Bajola di Alice

Bajola di Alice — natural wine producer

To make her wine, Alice Iacono ferments grapes in palmenti, the old concrete vats that islanders once used to collect rainwater. There is no temperature control, no added yeast, and no sulfur. What comes out is roughly three thousand bottles a year from a sliver of terraced volcanic land on Ischia, in the Bay of Naples.

Backstory

Bajola began with Francesco Iacono, a native of Ischia and an oenologist who returned to the island to vinify by traditional methods. His daughter Alice, born in Riva del Garda and trained as a theatrical actress, grew up among the vines and took over the project. Her mother, Antonella Pani, is a Florentine art restorer, and the family's careful, hands-on sensibility runs through the wines.

The Region

Ischia is a volcanic island off the coast of Campania in southern Italy. Its steep slopes are terraced and held in place by dry stone walls called "parracine," built from blocks of the island's green tuff.
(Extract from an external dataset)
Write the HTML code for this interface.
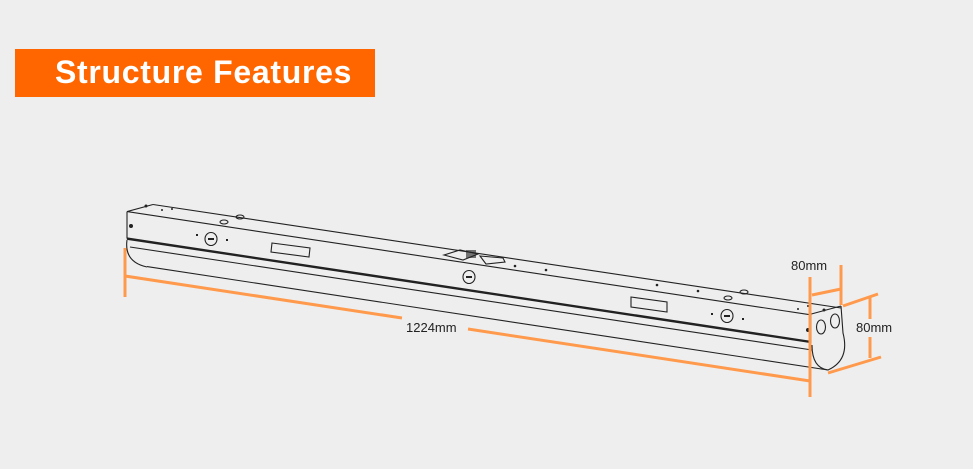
<!DOCTYPE html>
<html><head><meta charset="utf-8"><style>
html,body{margin:0;padding:0;background:#eeeeee;width:973px;height:469px;overflow:hidden}
</style></head><body>
<svg width="973" height="469" viewBox="0 0 973 469" xmlns="http://www.w3.org/2000/svg">
<rect width="973" height="469" fill="#eeeeee"/>
<rect x="15" y="49" width="360" height="48" fill="#ff6600"/>
<text x="55" y="83" font-family="Liberation Sans, sans-serif" font-weight="bold" font-size="32" fill="#fff" letter-spacing="0.7">Structure Features</text>

<g fill="none" stroke="#222" stroke-width="1.1">
<line x1="153" y1="204.5" x2="841" y2="308"/>
<line x1="127" y1="211.6" x2="809" y2="314.6"/>
<line x1="127" y1="211.6" x2="153" y2="204.5"/>
<line x1="127" y1="211.6" x2="127" y2="238.6"/>
<line x1="127" y1="238.6" x2="811" y2="342" stroke-width="2.4"/>
<line x1="811" y1="314.6" x2="811" y2="343"/>
<line x1="809" y1="314.6" x2="841" y2="306"/>
<line x1="130" y1="247" x2="812" y2="350"/>
<line x1="147" y1="266.6" x2="828" y2="370"/>
<path d="M127 240 Q124 262 147 267"/>
<path d="M841 306 L843 333 Q850 360 828 370 Q812 368 812 345"/>
<ellipse cx="821" cy="327" rx="4.5" ry="7"/>
<ellipse cx="835" cy="321" rx="4.5" ry="7"/>
<ellipse cx="211" cy="239" rx="6" ry="6.5"/>
<ellipse cx="469" cy="277" rx="6" ry="6.5"/>
<ellipse cx="727" cy="316" rx="6" ry="6.5"/>
<polygon points="272,243 310,248 309,257 271,252"/>
<polygon points="631,297 667,302 667,312 631,307"/>
<ellipse cx="224" cy="222" rx="4" ry="2"/>
<ellipse cx="240" cy="217" rx="4" ry="2"/>
<ellipse cx="728" cy="298" rx="4" ry="2"/>
<ellipse cx="744" cy="292" rx="4" ry="2"/>
<polygon points="444,255 460,250 478,254 463,260"/>
<polygon points="480,256 503,258 505,262 486,264"/>
</g>
<g fill="#222">
<circle cx="146" cy="206" r="1.5"/><circle cx="131" cy="226" r="2"/>
<circle cx="162" cy="210" r="1"/><circle cx="172" cy="209" r="1"/>
<rect x="196" y="234" width="2" height="2"/><rect x="226" y="239" width="2" height="2"/>
<rect x="711" y="313" width="2" height="2"/><rect x="742" y="318" width="2" height="2"/>
<circle cx="515" cy="266" r="1.3"/><circle cx="546" cy="270" r="1.3"/>
<circle cx="657" cy="285" r="1.3"/><circle cx="698" cy="291" r="1.3"/>
<circle cx="798" cy="309" r="1"/><circle cx="808" cy="306" r="1"/>
<circle cx="824" cy="310" r="1.5"/><circle cx="808" cy="330" r="2"/>
<rect x="466" y="276" width="6" height="2"/><rect x="208" y="238" width="6" height="2"/><rect x="724" y="315" width="6" height="2"/>
<rect x="466" y="250" width="10" height="8" opacity="0.6"/>
</g>

<g stroke="#ff9a4d" stroke-width="3" fill="none">
<line x1="125" y1="248" x2="125" y2="297"/>
<line x1="125" y1="276" x2="402" y2="318"/>
<line x1="468" y1="329" x2="810" y2="381"/>
<line x1="810" y1="277" x2="810" y2="397"/>
<line x1="841" y1="265" x2="841" y2="305"/>
<line x1="812" y1="295" x2="841" y2="289"/>
<line x1="843" y1="306" x2="878" y2="294"/>
<line x1="870" y1="297" x2="870" y2="319"/>
<line x1="870" y1="337" x2="870" y2="358"/>
<line x1="828" y1="373" x2="881" y2="357"/>
</g>
<g font-family="Liberation Sans, sans-serif" font-size="13" fill="#222">
<text x="406" y="332">1224mm</text>
<text x="791" y="270">80mm</text>
<text x="856" y="332">80mm</text>
</g>
</svg>
</body></html>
The maritime climate and volcanic soils give the wines salinity and tension.

Vineyards & Farming

The estate is tiny, around 0.7 hectares planted at roughly 100 meters of elevation on terraces lined with those parracine walls. Farming is organic and biodynamic, and the vines are trained by Guyot. Indigenous Campanian varieties dominate, with white grapes for the skin-contact wines and Aglianico for the reds.

Winemaking

The cellar work is deliberately archaic. Grapes ferment spontaneously with native yeasts in the old palmenti vats, the white wines macerating on their skins to make orange wine. Aging continues in the same concrete vessels for at least six months, with no temperature control. The wines are unfined, unfiltered, and made without added sulfites.

The Wines

The flagship is Bajola Bianco, a volcanic skin-contact white. The lineup also includes special bottlings such as "In Tiano," aged in terracotta amphora, alongside small-production reds from Aglianico. Each cuvee reflects a single growing season on the terraces, named in some vintages for the leaf, or "foglia," of the vine's year.